— begin —

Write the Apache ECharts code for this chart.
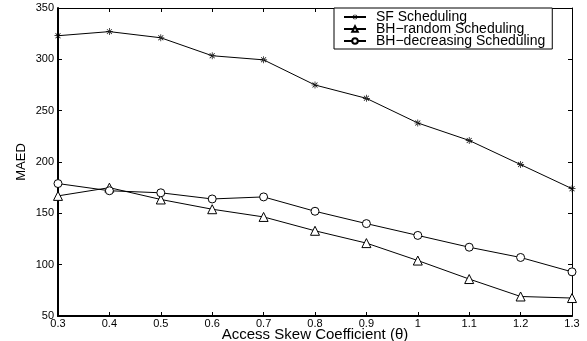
<!DOCTYPE html>
<html>
<head>
<meta charset="utf-8">
<script src="https://cdn.jsdelivr.net/npm/echarts@6/dist/echarts.min.js"></script>
<style>
html, body { margin: 0; padding: 0; background: #fff; }
#main { width: 587px; height: 341px; }
</style>
</head>
<body>
<div id="main"></div>
<script>
var thetas = ['0.3', '0.4', '0.5', '0.6', '0.7', '0.8', '0.9', '1', '1.1', '1.2', '1.3'];
var sfSched = [323, 327, 321, 303.5, 299.5, 275, 262, 238, 221, 197.5, 174];
var bhRandom = [167, 175, 163.5, 154, 146.5, 133, 121, 104, 86, 69, 67.5];
var bhDecreasing = [179, 172, 170, 164, 166, 152, 140, 128.5, 117, 107, 93];

// 8-point asterisk marker, like the '*' marker of the original plot
var star = 'path://M-0.5,-5 h1 v10 h-1 z M-5,-0.5 h10 v1 h-10 z ' +
    'M-3.9,-3.2 L3.2,3.9 L3.9,3.2 L-3.2,-3.9 z M3.2,-3.9 L-3.9,3.2 L-3.2,3.9 L3.9,-3.2 z';

var font = 'Liberation Sans';
var myChart = echarts.init(document.getElementById('main'));
var option = {
    animation: false,
    textStyle: { fontFamily: font },
    grid: { left: 58, right: 15, top: 8, bottom: 25, outerBoundsMode: 'none' },
    legend: {
        orient: 'vertical',
        left: 334,
        top: 8,
        padding: [2, 7, 1, 9],
        itemGap: -2,
        itemWidth: 22,
        itemHeight: 7,
        borderColor: '#000',
        borderWidth: 1,
        borderRadius: 0,
        backgroundColor: '#fff',
        textStyle: { fontSize: 14, color: '#000', fontFamily: font, padding: [0, 0, 0, 5] },
        data: ['SF Scheduling', 'BH\u2212random Scheduling', 'BH\u2212decreasing Scheduling']
    },
    xAxis: [{
        type: 'category',
        boundaryGap: false,
        data: thetas,
        name: 'Access Skew Coefficient (\u03b8)',
        nameLocation: 'middle',
        nameGap: 11,
        nameMoveOverlap: false,
        nameTextStyle: { fontSize: 15, color: '#000' },
        axisLine: { lineStyle: { color: '#000', width: 2 } },
        axisTick: { inside: true, length: 4, lineStyle: { color: '#000' } },
        axisLabel: { fontSize: 11, color: '#000', margin: 2, interval: 0 },
        splitLine: { show: false }
    }, {
        type: 'category',
        position: 'top',
        boundaryGap: false,
        data: thetas,
        axisLine: { lineStyle: { color: '#000', width: 1 } },
        axisTick: { inside: true, length: 4, lineStyle: { color: '#000' } },
        axisLabel: { show: false }
    }],
    yAxis: [{
        type: 'value',
        min: 50,
        max: 350,
        interval: 50,
        name: 'MAED',
        nameLocation: 'middle',
        nameGap: 30,
        nameMoveOverlap: false,
        nameTextStyle: { fontSize: 13, color: '#000' },
        axisLine: { show: true, lineStyle: { color: '#000', width: 2 } },
        axisTick: { show: true, inside: true, length: 4, lineStyle: { color: '#000' } },
        axisLabel: { fontSize: 11, color: '#000', margin: 4 },
        splitLine: { show: false }
    }, {
        type: 'value',
        position: 'right',
        min: 50,
        max: 350,
        interval: 50,
        axisLine: { show: true, lineStyle: { color: '#000', width: 1 } },
        axisTick: { show: true, inside: true, length: 4, lineStyle: { color: '#000' } },
        axisLabel: { show: false },
        splitLine: { show: false }
    }],
    series: [
        {
            name: 'SF Scheduling',
            type: 'line',
            data: sfSched,
            symbol: star,
            symbolSize: 7,
            itemStyle: { color: '#000' },
            lineStyle: { color: '#000', width: 1 }
        },
        {
            name: 'BH\u2212random Scheduling',
            type: 'line',
            data: bhRandom,
            symbol: 'triangle',
            symbolSize: 9,
            itemStyle: { color: '#fff', borderColor: '#000', borderWidth: 1 },
            lineStyle: { color: '#000', width: 1 }
        },
        {
            name: 'BH\u2212decreasing Scheduling',
            type: 'line',
            data: bhDecreasing,
            symbol: 'circle',
            symbolSize: 8,
            itemStyle: { color: '#fff', borderColor: '#000', borderWidth: 1 },
            lineStyle: { color: '#000', width: 1 }
        }
    ]
};
myChart.setOption(option);
</script>
</body>
</html>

— end —

§ **Task statement**
Copy nothing but the lines from the first one in the listing through the line with "117, 107, 93];", and omit the pictures.

§ **Full output**
Write the Apache ECharts code for this chart.
<!DOCTYPE html>
<html>
<head>
<meta charset="utf-8">
<script src="https://cdn.jsdelivr.net/npm/echarts@6/dist/echarts.min.js"></script>
<style>
html, body { margin: 0; padding: 0; background: #fff; }
#main { width: 587px; height: 341px; }
</style>
</head>
<body>
<div id="main"></div>
<script>
var thetas = ['0.3', '0.4', '0.5', '0.6', '0.7', '0.8', '0.9', '1', '1.1', '1.2', '1.3'];
var sfSched = [323, 327, 321, 303.5, 299.5, 275, 262, 238, 221, 197.5, 174];
var bhRandom = [167, 175, 163.5, 154, 146.5, 133, 121, 104, 86, 69, 67.5];
var bhDecreasing = [179, 172, 170, 164, 166, 152, 140, 128.5, 117, 107, 93];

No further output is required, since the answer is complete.